Discovery and structure determination of a novel Maillard-derived sweetness enhancer by application of the comparative taste dilution analysis (cTDA).

Abstract

Application of a novel screening procedure, the comparative taste dilution analysis (cTDA), on the non-solvent-extractable reaction products formed in a thermally processed aqueous solution of glucose and l-alanine led to the discovery of the presence of a sweetness-enhancing Maillard reaction product. Isolation, followed by LC-MS and 1D- and 2D-NMR measurements, and synthesis led to its unequivocal identification as N-(1-carboxyethyl)-6-(hydroxymethyl)pyridinium-3-ol inner salt. This so-called alapyridaine, although being tasteless itself, is the first nonvolatile, sweetness-enhancing Maillard reaction product reported in the literature. Depending on the pH value, the detection thresholds of sweet sugars, amino acids, and aspartame, respectively, were found to be significantly decreased when alapyridaine was present; for example, the threshold of glucose decreased by a factor of 16 in an equimolar mixture of glucose and alapyridaine.
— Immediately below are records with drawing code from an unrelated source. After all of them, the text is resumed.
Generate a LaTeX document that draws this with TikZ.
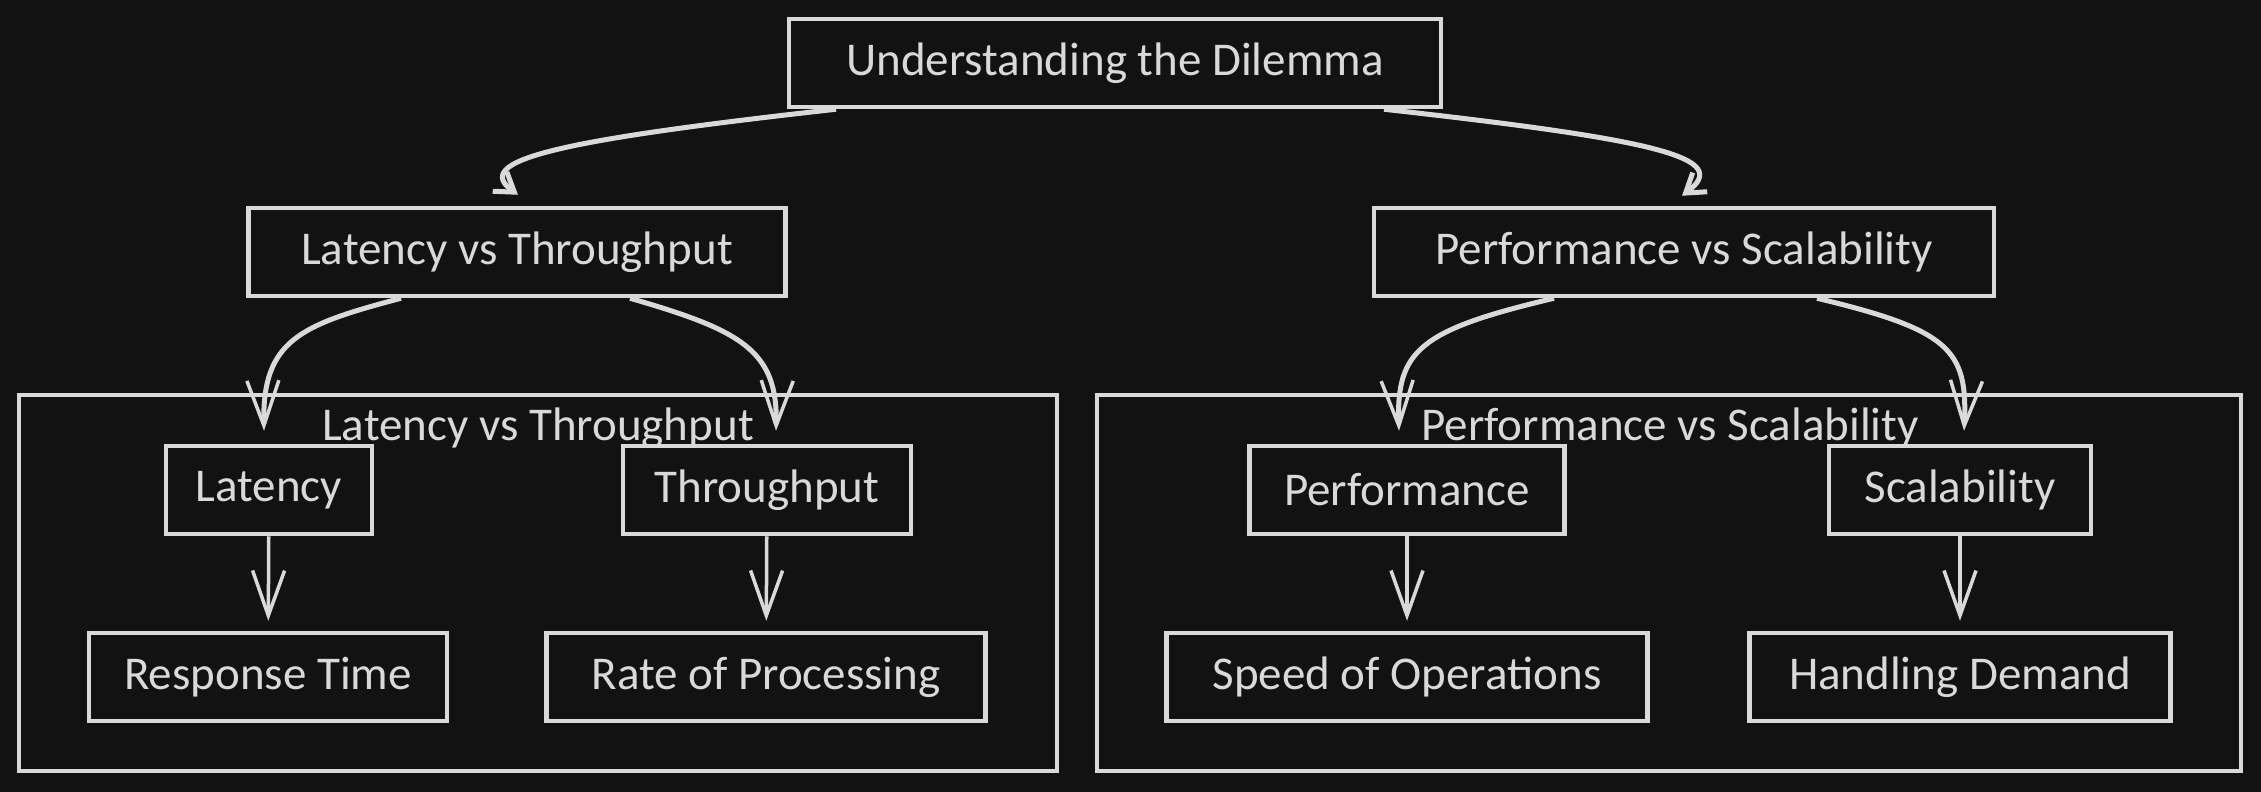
\documentclass[tikz,border=0pt]{standalone}
\usepackage{fontspec}
\setmainfont{Carlito}
\usetikzlibrary{arrows.meta}

\definecolor{bgdark}{HTML}{121212}
\definecolor{chalk}{HTML}{D9D9D9}

\tikzset{
  box/.style={draw=chalk,line width=4.5pt,text=chalk,minimum height=88pt,inner sep=0pt,font=\fontsize{47}{56}\selectfont},
  group/.style={draw=chalk,line width=4pt,inner sep=0pt},
  grouplabel/.style={text=chalk,inner sep=0pt,font=\fontsize{47}{56}\selectfont},
  link/.style={draw=chalk,line width=5pt,-{Straight Barb[length=45pt,width=32pt,line width=3.5pt]}},
  toplink/.style={draw=chalk,line width=5pt,-{Straight Barb[length=18pt,width=24pt,line width=5pt]}},
}

\begin{document}
\begin{tikzpicture}[x=1pt,y=-1pt]
  %background
  \fill[bgdark] (0,0) rectangle (2261,792);
  \useasboundingbox (0,0) rectangle (2261,792);

  %groups
  \node[group,minimum width=1038pt,minimum height=376pt] (ltgroup) at (538,583) {};
  \node[group,minimum width=1144pt,minimum height=376pt] (psgroup) at (1669,583) {};
  \node[grouplabel] (ltlabel) at (538,428) {Latency vs Throughput};
  \node[grouplabel] (pslabel) at (1670,428) {Performance vs Scalability};

  %boxes
  \node[box,minimum width=652pt] (dilemma) at (1115,63) {Understanding the Dilemma};
  \node[box,minimum width=537pt] (ltbox) at (517,252) {Latency vs Throughput};
  \node[box,minimum width=620pt] (psbox) at (1684,252) {Performance vs Scalability};
  \node[box,minimum width=206pt] (latency) at (269,490) {Latency};
  \node[box,minimum width=288pt] (throughput) at (767,490) {Throughput};
  \node[box,minimum width=358pt] (response) at (268,677) {Response Time};
  \node[box,minimum width=439pt] (rate) at (766,677) {Rate of Processing};
  \node[box,minimum width=315pt] (perf) at (1407,490) {Performance};
  \node[box,minimum width=262pt] (scal) at (1960,490) {Scalability};
  \node[box,minimum width=481pt] (speed) at (1407,677) {Speed of Operations};
  \node[box,minimum width=421pt] (demand) at (1960,677) {Handling Demand};

  %curved arrows
  \draw[toplink] ([xshift=-279pt]dilemma.south) .. controls (560,140) and (470,160) .. ([xshift=1pt,yshift=11pt]ltbox.north);
  \draw[toplink] ([xshift=269pt]dilemma.south) .. controls (1660,140) and (1732,158) .. ([xshift=-2pt,yshift=10pt]psbox.north);
  \draw[link] ([xshift=-116pt]ltbox.south) .. controls (300,325) and (262,340) .. ([xshift=-5pt,yshift=13pt]latency.north);
  \draw[link] ([xshift=113pt]ltbox.south) .. controls (740,330) and (778,350) .. ([xshift=9pt,yshift=13pt]throughput.north);
  \draw[link] ([xshift=-130pt]psbox.south) .. controls (1420,330) and (1396,350) .. ([xshift=-8pt,yshift=13pt]perf.north);
  \draw[link] ([xshift=133pt]psbox.south) .. controls (1950,330) and (1968,350) .. ([xshift=4pt,yshift=13pt]scal.north);

  %straight arrows
  \draw[link,line width=3.5pt,shorten >=10pt] (latency) -- (response);
  \draw[link,line width=3.5pt,shorten >=10pt] (throughput) -- (rate);
  \draw[link,line width=3.5pt,shorten >=10pt] (perf) -- (speed);
  \draw[link,line width=3.5pt,shorten >=10pt] (scal) -- (demand);
\end{tikzpicture}
\end{document}
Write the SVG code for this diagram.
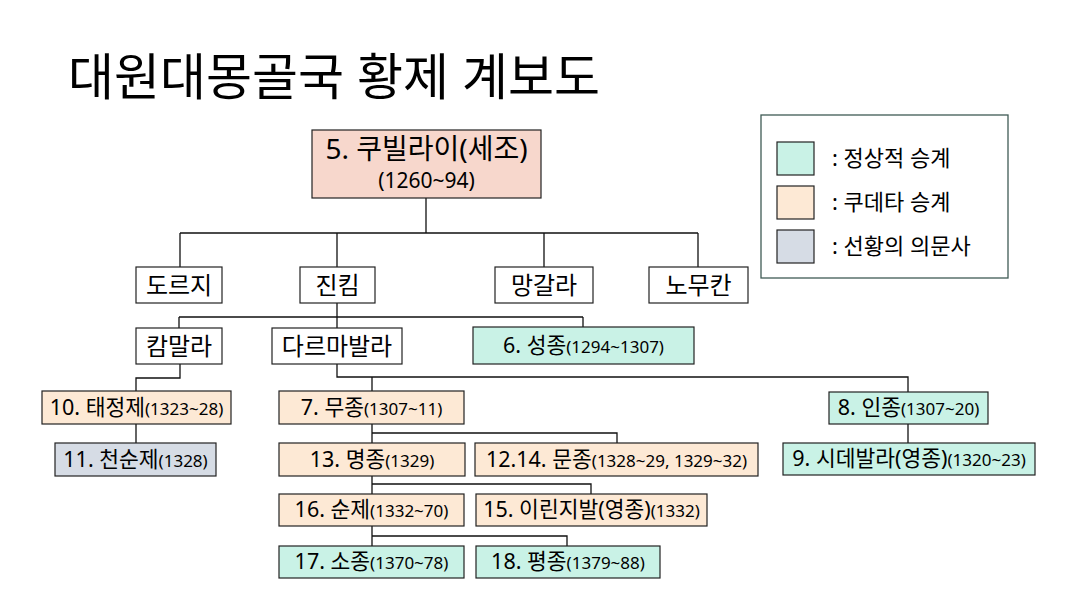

Studies on the influence of the stereochemistry on taste-enhancing activity revealed that the (+)-(S)-alapyridaine is the physiologically active enantiomer, whereas the (-)-(R)-enantiomer did not affect sweetness perception at all. Thermal processing of aqueous solutions of alapyridaine at 80 degrees C demonstrated a high thermal and hydrolytic stability of that sweetness enhancer; for example, more than 90 or 80% of alapyridaine was recovered when heated for 5 h at pH 7.0, 5.0, or 3.0, respectively.